Lorenzo hadn't told me previously how deeply the events of May 1 and beyond had affected his family. He explained, as we bumped along the road that was deeply gouged with holes, that his sister's husband was one of the community leaders, and that there was an order out for his arrest. There are about 30 people who are "wanted" -- all community leaders of the opposition -- in addition to the dozen or so who were arrested shortly after the May 1 events, and are now languishing in a prison in Guatemala City; the community and the resistance movement more broadly considers them political prisoners. Lorenzo told me that the army and police had burst into his family's home, searching high and low for who knows what. Their behavior was much like that of the army during the armed conflict: they barged in without any explanation, started throwing stuff around, never saying what they were looking for, and then left without finding anything. It brought back painful memories for his mother, who had lived through the conflict, and was deeply traumatizing for the rest of the family as well. His brother in law had gone into hiding, and remains separated from his family, now 8 months later.

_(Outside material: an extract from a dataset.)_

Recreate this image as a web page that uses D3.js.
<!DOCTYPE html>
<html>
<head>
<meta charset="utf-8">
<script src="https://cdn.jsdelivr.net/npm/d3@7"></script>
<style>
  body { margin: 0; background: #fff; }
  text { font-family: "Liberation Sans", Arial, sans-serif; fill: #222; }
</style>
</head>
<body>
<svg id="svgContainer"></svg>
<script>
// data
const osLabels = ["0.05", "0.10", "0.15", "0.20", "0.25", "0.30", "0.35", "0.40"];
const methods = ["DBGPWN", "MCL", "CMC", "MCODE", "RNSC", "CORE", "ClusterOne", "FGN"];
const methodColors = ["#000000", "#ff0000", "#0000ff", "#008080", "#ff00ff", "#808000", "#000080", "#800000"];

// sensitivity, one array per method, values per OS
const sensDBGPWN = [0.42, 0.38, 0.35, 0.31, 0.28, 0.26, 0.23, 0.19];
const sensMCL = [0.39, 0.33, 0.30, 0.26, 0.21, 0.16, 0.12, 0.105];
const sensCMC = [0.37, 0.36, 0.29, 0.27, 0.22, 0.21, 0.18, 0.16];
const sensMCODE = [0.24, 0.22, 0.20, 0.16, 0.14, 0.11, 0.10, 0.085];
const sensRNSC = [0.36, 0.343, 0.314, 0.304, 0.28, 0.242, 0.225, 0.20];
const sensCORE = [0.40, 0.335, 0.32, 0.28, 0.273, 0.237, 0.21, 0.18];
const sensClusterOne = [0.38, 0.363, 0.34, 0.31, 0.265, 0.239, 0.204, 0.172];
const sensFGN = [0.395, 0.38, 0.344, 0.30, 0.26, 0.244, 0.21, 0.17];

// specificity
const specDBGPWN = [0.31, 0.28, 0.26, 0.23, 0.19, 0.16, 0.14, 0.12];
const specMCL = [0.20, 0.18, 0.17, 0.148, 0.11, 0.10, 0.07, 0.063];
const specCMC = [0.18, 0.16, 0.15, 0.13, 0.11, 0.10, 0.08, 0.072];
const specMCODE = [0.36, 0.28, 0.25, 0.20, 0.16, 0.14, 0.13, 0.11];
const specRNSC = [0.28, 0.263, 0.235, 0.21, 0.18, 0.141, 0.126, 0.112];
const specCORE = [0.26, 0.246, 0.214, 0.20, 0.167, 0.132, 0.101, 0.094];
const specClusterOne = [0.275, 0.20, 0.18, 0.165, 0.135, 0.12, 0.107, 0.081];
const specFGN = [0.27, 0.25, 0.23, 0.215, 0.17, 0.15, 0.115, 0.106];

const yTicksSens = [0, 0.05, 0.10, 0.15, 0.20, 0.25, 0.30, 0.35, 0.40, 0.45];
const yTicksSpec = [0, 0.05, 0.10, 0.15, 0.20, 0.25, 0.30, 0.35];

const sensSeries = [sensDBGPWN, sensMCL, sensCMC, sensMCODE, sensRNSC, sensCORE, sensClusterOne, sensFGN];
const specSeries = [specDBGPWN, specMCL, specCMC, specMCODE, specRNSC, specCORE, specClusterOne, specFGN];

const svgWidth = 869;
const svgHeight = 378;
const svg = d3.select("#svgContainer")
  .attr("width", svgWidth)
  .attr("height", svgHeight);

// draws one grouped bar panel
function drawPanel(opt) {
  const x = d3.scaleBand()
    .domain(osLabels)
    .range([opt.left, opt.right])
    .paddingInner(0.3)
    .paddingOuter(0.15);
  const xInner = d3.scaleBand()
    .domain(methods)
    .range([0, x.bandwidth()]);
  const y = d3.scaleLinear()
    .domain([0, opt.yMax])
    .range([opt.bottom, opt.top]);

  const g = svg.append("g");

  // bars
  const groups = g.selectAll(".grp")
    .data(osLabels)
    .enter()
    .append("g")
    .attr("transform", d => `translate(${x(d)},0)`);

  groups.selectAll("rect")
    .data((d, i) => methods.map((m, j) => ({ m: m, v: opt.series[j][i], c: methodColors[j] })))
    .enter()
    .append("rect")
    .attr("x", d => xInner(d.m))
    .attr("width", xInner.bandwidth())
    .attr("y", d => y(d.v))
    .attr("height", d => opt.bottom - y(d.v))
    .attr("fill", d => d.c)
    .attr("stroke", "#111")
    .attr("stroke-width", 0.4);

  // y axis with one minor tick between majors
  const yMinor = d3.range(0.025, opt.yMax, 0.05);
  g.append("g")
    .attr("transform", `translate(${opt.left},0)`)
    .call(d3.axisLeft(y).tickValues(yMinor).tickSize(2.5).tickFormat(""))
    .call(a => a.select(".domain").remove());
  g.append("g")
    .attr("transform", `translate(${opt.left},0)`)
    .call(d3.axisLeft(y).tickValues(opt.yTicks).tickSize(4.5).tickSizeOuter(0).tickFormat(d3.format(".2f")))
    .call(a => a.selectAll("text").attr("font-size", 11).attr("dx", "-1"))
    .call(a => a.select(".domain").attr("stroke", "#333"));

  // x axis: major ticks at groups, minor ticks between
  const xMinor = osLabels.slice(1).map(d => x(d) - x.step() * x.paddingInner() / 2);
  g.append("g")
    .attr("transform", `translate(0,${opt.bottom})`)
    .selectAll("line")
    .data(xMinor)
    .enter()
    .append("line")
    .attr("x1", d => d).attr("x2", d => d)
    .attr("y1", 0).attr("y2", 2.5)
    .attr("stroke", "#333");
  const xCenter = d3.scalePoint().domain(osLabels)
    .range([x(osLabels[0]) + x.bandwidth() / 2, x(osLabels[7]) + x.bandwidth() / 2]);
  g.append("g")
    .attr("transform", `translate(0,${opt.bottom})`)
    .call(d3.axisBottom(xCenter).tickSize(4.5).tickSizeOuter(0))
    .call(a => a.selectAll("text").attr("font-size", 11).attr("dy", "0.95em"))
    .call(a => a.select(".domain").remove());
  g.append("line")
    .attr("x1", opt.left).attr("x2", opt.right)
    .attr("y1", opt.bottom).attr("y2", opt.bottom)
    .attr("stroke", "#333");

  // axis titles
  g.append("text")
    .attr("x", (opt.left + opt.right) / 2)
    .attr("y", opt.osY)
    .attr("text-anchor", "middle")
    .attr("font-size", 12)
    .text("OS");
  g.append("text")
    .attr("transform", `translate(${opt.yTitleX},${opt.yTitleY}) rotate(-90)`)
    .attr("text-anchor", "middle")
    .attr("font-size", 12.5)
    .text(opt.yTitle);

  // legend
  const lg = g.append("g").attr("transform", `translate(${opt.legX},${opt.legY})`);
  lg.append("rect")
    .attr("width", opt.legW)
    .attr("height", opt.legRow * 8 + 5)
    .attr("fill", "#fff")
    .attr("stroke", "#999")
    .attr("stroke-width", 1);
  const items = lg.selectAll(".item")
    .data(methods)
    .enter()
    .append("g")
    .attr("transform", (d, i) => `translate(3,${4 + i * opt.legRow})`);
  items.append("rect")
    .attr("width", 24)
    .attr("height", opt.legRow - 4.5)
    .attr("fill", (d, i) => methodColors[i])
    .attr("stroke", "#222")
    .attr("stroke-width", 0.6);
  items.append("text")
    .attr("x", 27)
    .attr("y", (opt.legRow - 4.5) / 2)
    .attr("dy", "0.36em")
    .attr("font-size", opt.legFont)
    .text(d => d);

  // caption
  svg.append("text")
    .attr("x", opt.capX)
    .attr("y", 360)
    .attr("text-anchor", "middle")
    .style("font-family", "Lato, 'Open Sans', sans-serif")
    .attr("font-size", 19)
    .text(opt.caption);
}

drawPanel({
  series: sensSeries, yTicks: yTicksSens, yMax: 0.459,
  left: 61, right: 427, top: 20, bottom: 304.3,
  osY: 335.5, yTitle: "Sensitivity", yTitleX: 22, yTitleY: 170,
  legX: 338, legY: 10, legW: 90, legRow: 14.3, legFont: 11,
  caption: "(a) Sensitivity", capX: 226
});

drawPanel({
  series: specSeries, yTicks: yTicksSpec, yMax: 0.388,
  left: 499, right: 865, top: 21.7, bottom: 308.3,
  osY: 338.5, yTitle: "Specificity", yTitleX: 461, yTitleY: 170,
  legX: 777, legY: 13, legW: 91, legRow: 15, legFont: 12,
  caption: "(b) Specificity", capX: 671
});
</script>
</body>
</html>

As we bounced along the road, he put in a few calls to his contacts in Barillas, and told me, with a grin, that there was going to be a meeting of community leaders, and that perhaps I would have a chance to interview some of them. As it turned out, I didn't get to to do many interviews, but I was able to witness and even participate in the community leaders' meeting, which was worth the bumpy ride out, and the somewhat more nerve-wracking ride back (nerve-wracking because there were a few uphill stretches that proved nearly impassable on the return).